Le autorità cinesi dichiarano che limiteranno la costruzione “cieca” di nuovi progetti industriali. La sovraccapacità produttiva, alimentata dal fiume di sussidi statali, è una delle preoccupazioni fondamentali dietro alle mosse anti-dumping dell’Ue. Ma più che un tentativo di placare Bruxelles sembra una reazione alla guerra dei prezzi interna e all’affanno economico

Venerdì il governo cinese ha dichiarato che limiterà l’espansione indiscriminata dell’industria dei veicoli elettrici. Il viceministro dell’Industria e delle Tecnologie dell’Informazione Xin Guobin ha spiegato che la domanda esterna è “insufficiente” e che Pechino adotterà “misure energiche” per rispondere alla costruzione “cieca” di nuovi progetti industriali a opera di alcune autorità e imprese. “Ci sono anche alcuni comportamenti disordinati in materia di concorrenza”, ha aggiunto, un riferimento alla guerra dei prezzi che sta facendo sanguinare anche i produttori più affermati sul mercato locale.

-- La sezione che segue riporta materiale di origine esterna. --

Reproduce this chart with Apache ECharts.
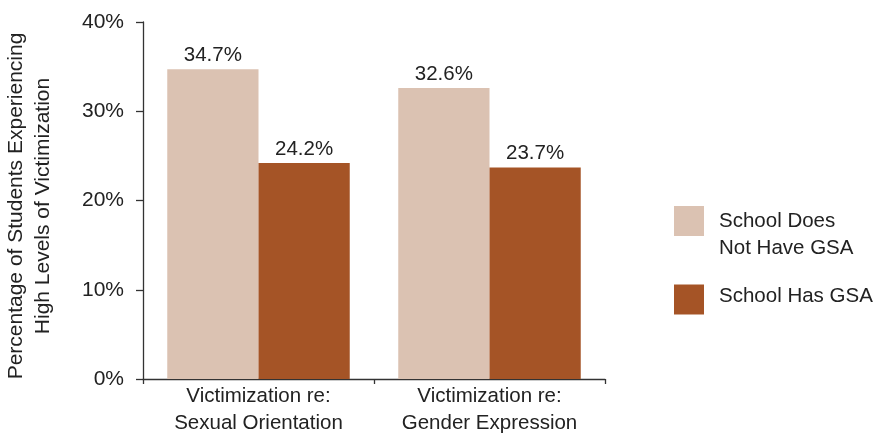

È impossibile non collegare l’annuncio alle critiche occidentali sulle politiche industriali e commerciali cinesi che hanno contribuito all’“inondazione” di auto elettriche in Unione europea. Questa la parola usata dalla presidente della Commissione Ue Ursula von der Leyen quando ha avviato un’indagine in materia lo scorso settembre. La mossa ha ufficialmente aperto l’ultimo fronte nella relazione commerciale tra Ue e Cina; l’esportazione di veicoli elettrici rimane uno dei fiori all’occhiello dell’economia cinese che per molti versi si sta rivelando sempre più anemica.

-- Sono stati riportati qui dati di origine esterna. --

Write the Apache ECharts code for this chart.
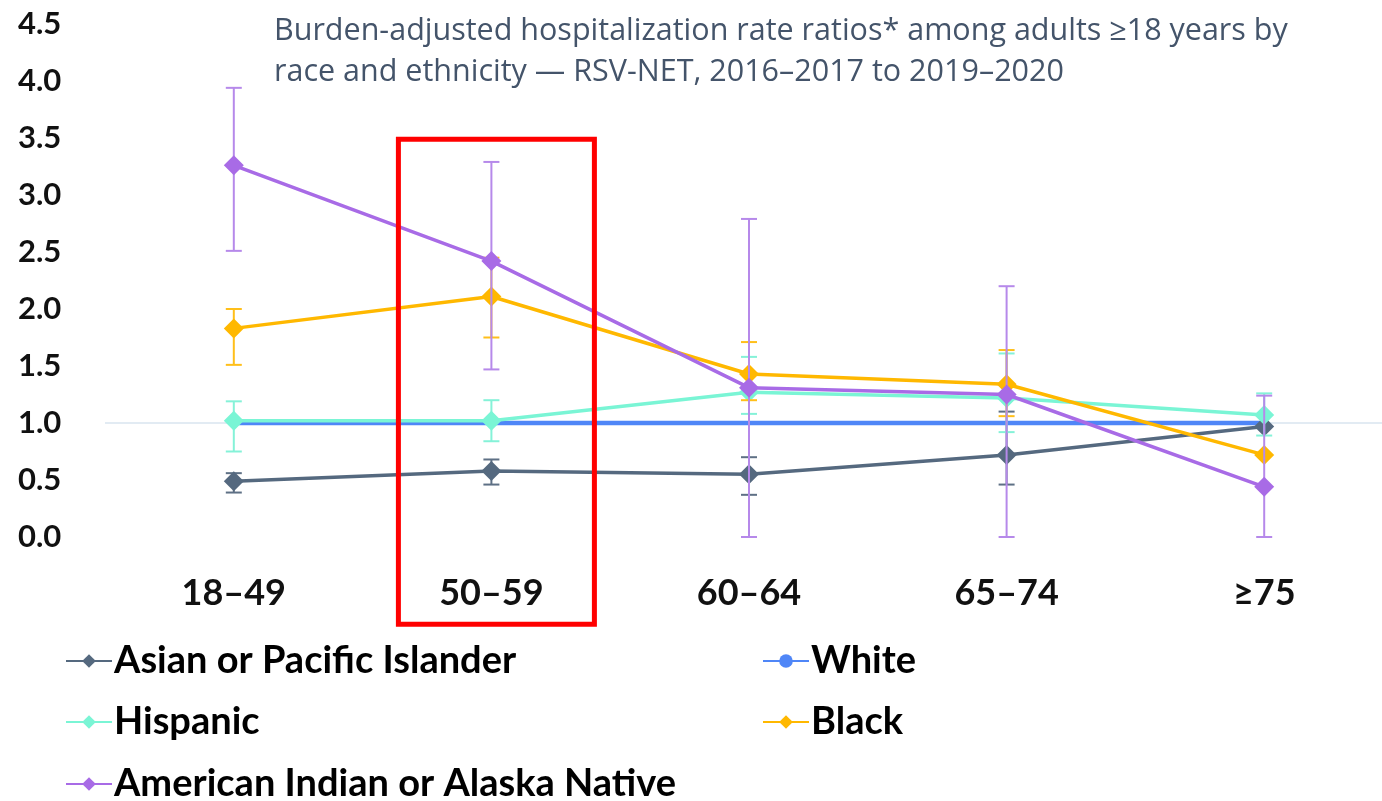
<!DOCTYPE html>
<html>
<head>
<meta charset="utf-8">
<script src="https://cdn.jsdelivr.net/npm/echarts@6/dist/echarts.min.js"></script>
<style>
html,body{margin:0;padding:0;background:#fff;overflow:hidden;}
#chart{width:1393px;height:801px;}
</style>
</head>
<body>
<div id="chart"></div>
<script>
var categories = ['18\u201349', '50\u201359', '60\u201364', '65\u201374', '\u226575'];
var yTicks = [0, 0.5, 1, 1.5, 2, 2.5, 3, 3.5, 4, 4.5];

var asian = [0.49, 0.58, 0.55, 0.72, 0.97];
var asianLow = [0.39, 0.46, 0.37, 0.46, null];
var asianHigh = [0.56, 0.68, 0.70, 1.10, null];

var white = [1.0, 1.0, 1.0, 1.0, 1.0];

var hispanic = [1.02, 1.02, 1.27, 1.22, 1.07];
var hispanicLow = [0.75, 0.84, 1.08, 0.92, 0.89];
var hispanicHigh = [1.19, 1.20, 1.58, 1.61, 1.26];

var black = [1.83, 2.11, 1.43, 1.34, 0.72];
var blackLow = [1.51, 1.75, 1.20, 1.06, null];
var blackHigh = [2.00, 2.45, 1.71, 1.64, null];

var aian = [3.26, 2.42, 1.31, 1.25, 0.44];
var aianLow = [2.51, 1.47, 0.00, 0.00, 0.00];
var aianHigh = [3.94, 3.29, 2.79, 2.20, 1.24];

var colors = {
  'Asian or Pacific Islander': '#55697f',
  'White': '#4f86f7',
  'Hispanic': '#7af5d5',
  'Black': '#ffb800',
  'American Indian or Alaska Native': '#a86be6'
};
var barColors = {
  'Asian or Pacific Islander': '#5e7085',
  'Hispanic': '#85f2d8',
  'Black': '#ffbf1a',
  'American Indian or Alaska Native': '#b689ea'
};

function errorSeries(name, low, high, z) {
  var data = [];
  for (var i = 0; i < categories.length; i++) {
    if (low[i] !== null && high[i] !== null) data.push([i, low[i], high[i]]);
  }
  return {
    type: 'custom',
    name: name + ' err',
    silent: true,
    z: z,
    data: data,
    encode: { x: 0, y: [1, 2] },
    renderItem: function (params, api) {
      var x = api.value(0);
      var lo = api.coord([x, api.value(1)]);
      var hi = api.coord([x, api.value(2)]);
      var hw = 8;
      var st = { stroke: barColors[name], lineWidth: 2 };
      return {
        type: 'group',
        children: [
          { type: 'line', shape: { x1: lo[0], y1: lo[1], x2: hi[0], y2: hi[1] }, style: st },
          { type: 'line', shape: { x1: lo[0] - hw, y1: lo[1], x2: lo[0] + hw, y2: lo[1] }, style: st },
          { type: 'line', shape: { x1: hi[0] - hw, y1: hi[1], x2: hi[0] + hw, y2: hi[1] }, style: st }
        ]
      };
    }
  };
}

function lineSeries(name, data, z, extra) {
  var s = {
    type: 'line',
    name: name,
    data: data,
    z: z,
    symbol: 'diamond',
    symbolSize: 20,
    showAllSymbol: true,
    itemStyle: { color: colors[name] },
    lineStyle: { color: colors[name], width: 3.5 },
    emphasis: { disabled: true },
    animation: false
  };
  if (extra) for (var k in extra) s[k] = extra[k];
  return s;
}

function legendItem(name, left, centerY) {
  return {
    data: [name],
    left: left,
    top: centerY - 21,
    padding: 0,
    itemWidth: 46,
    itemHeight: 17,
    itemGap: 0,
    selectedMode: false,
    textStyle: { fontFamily: 'Lato', fontSize: 38, fontWeight: 'bold', color: '#000000', lineHeight: 42, padding: [0, 0, 0, -3] }
  };
}

var chart = echarts.init(document.getElementById('chart'), null, { renderer: 'canvas' });

var option = {
  animation: false,
  backgroundColor: '#ffffff',
  title: {
    text: 'Burden-adjusted hospitalization rate ratios* among adults \u226518 years by\nrace and ethnicity \u2014 RSV-NET, 2016\u20132017 to 2019\u20132020',
    left: 274,
    top: 11,
    padding: 0,
    textStyle: {
      fontFamily: 'Open Sans',
      fontSize: 30.5,
      fontWeight: 'normal',
      color: '#44546a',
      lineHeight: 41
    }
  },
  grid: { left: 105, top: 24, right: 0, height: 513, containLabel: false },
  xAxis: {
    type: 'category',
    data: categories,
    boundaryGap: true,
    axisLine: { show: false },
    axisTick: { show: false },
    splitLine: { show: false },
    axisLabel: {
      margin: 38,
      fontFamily: 'Lato',
      fontSize: 36,
      fontWeight: 'bold',
      color: '#111111'
    }
  },
  yAxis: {
    type: 'value',
    min: 0,
    max: 4.5,
    interval: 0.5,
    axisLine: { show: false },
    axisTick: { show: false },
    splitLine: { show: false },
    axisLabel: {
      align: 'left',
      margin: 87,
      fontFamily: 'Lato',
      fontSize: 31,
      fontWeight: 'bold',
      color: '#111111',
      formatter: function (v) { return yTicks.indexOf(v) >= 0 ? v.toFixed(1) : ''; }
    }
  },
  legend: [
    legendItem('Asian or Pacific Islander', 65, 661),
    legendItem('Hispanic', 65, 722),
    legendItem('American Indian or Alaska Native', 65, 784),
    legendItem('White', 762, 661),
    legendItem('Black', 762, 722)
  ],
  series: [
    lineSeries('White', white, 2, {
      symbol: 'circle',
      symbolSize: 4,
      lineStyle: { color: colors['White'], width: 4.5 },
      markLine: {
        silent: true,
        symbol: 'none',
        label: { show: false },
        lineStyle: { color: '#d9e4ef', width: 1.5, type: 'solid' },
        data: [{ yAxis: 1 }],
        z: 1
      }
    }),
    errorSeries('Asian or Pacific Islander', asianLow, asianHigh, 3),
    lineSeries('Asian or Pacific Islander', asian, 4),
    errorSeries('Hispanic', hispanicLow, hispanicHigh, 5),
    lineSeries('Hispanic', hispanic, 6),
    errorSeries('Black', blackLow, blackHigh, 7),
    lineSeries('Black', black, 8),
    errorSeries('American Indian or Alaska Native', aianLow, aianHigh, 9),
    lineSeries('American Indian or Alaska Native', aian, 10)
  ]
};

chart.setOption(option);

// Red highlight box around the 50–59 category
var cx = chart.convertToPixel({ xAxisIndex: 0 }, categories[1]);
var yTop = chart.convertToPixel({ yAxisIndex: 0 }, 3.49);
chart.setOption({
  graphic: [{
    type: 'rect',
    z: 100,
    silent: true,
    shape: { x: cx - 93, y: yTop, width: 196, height: 485 },
    style: { fill: 'none', stroke: '#ff0000', lineWidth: 5 }
  }]
});
</script>
</body>
</html>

Dietro all’indagine Ue, che potrebbe portare all’imposizione di correttivi commerciali (sotto forma di dazi) per proteggere il mercato interno, c’è la paura che gli automaker europei facciano la stessa fine dei produttori di pannelli solari del Vecchio continente. Bruxelles accusa Pechino di aiutare la propria industria di auto elettriche e distorcere il mercato con un’ampia serie di sussidi e sgravi fiscali, nonché accesso preferenziale al credito e ai fornitori di materie prime – ambito dove le aziende cinesi, con il supporto dello Stato, spadroneggiano.

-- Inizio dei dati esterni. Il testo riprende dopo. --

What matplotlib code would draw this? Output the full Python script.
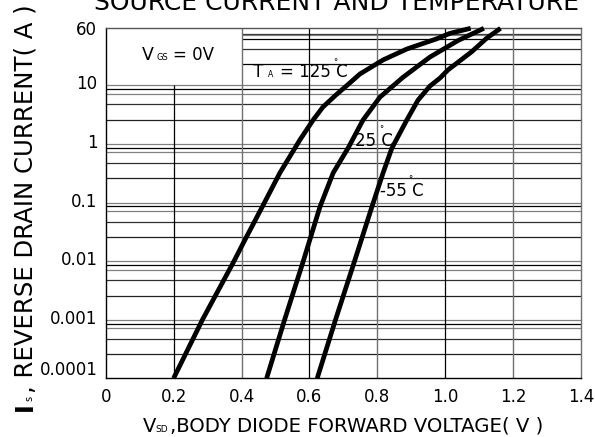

Di più: l’espansione della capacità produttiva cinese sfora nella sovraccapacità, alimentando il rischio “inondazione” che paventa l’Ue. Una tendenza già riscontrata nei settori dei pannelli solai, dell’alluminio e dell’acciaio, dove la Cina continua ad accrescere la propria capacità e dove l’Ue ha avviato un’altra indagine anti-dumping (mentre cerca, con difficoltà, di coordinare una risposta comune assieme agli Stati Uniti).

Le autorità cinesi hanno da poco avviato un’indagine su brandy e cognac – una vendetta molto poco velata nei confronti della Francia, la principale sostenitrice della mossa europea sulle auto elettriche. La reazione cinese era in linea con il tono generalmente aggressivo di Pechino, che tende a non riconoscere il merito delle preoccupazioni commerciali europee: a settembre aveva accusato l’Ue di protezionismo, negato l’effetto distorsivo dei sussidi e promesso di rispondere a tono (probabilmente con dazi o controlli alle esportazioni sui materiali critici).

Pur annunciando il freno all’espansione della capacità produttiva, il viceministro Xin non ha mancato di criticare i “comportamenti protezionistici” stranieri e l’“abuso” dei meccanismi di contenzioso commerciale. Insomma, Pechino non sembra voler cambiare linea rispetto alla diatriba con l’Ue, a prescindere da quanto possa temere il rallentamento dell’economia. E non sembra nemmeno troppo convinta sull’intervenire nel mercato interno: pur riconoscendo il problema della concorrenza eccessiva (anche quella alimentata dai sussidi e dalla corsa delle aziende a conquistarsi quote di mercato), non hanno annunciato nessuna contromisura.

Nonostante tutto, e mettendo da parte la retorica, non è impossibile che la mossa cinese sia anche frutto della paura di vedersi limitare l’accesso al mercato europeo, il secondo per importanza dopo quello nazionale. Nel calcolo di Pechino potrebbe esserci la volontà di segnalare un cambio di rotta sulla sovrapproduzione per venire incontro alle preoccupazioni europee, volontà consolidata dalle preoccupazioni sulla crescita economica e sulla fuga di capitali esteri. Se così fosse, la decisione indicherebbe l’esistenza di un nuovo spazio di mediazione con l’Ue. In caso contrario, si tratterebbe “solo” di una risposta alle dinamiche interne; solo gli sviluppi futuri riveleranno i riflessi per il mercato europeo.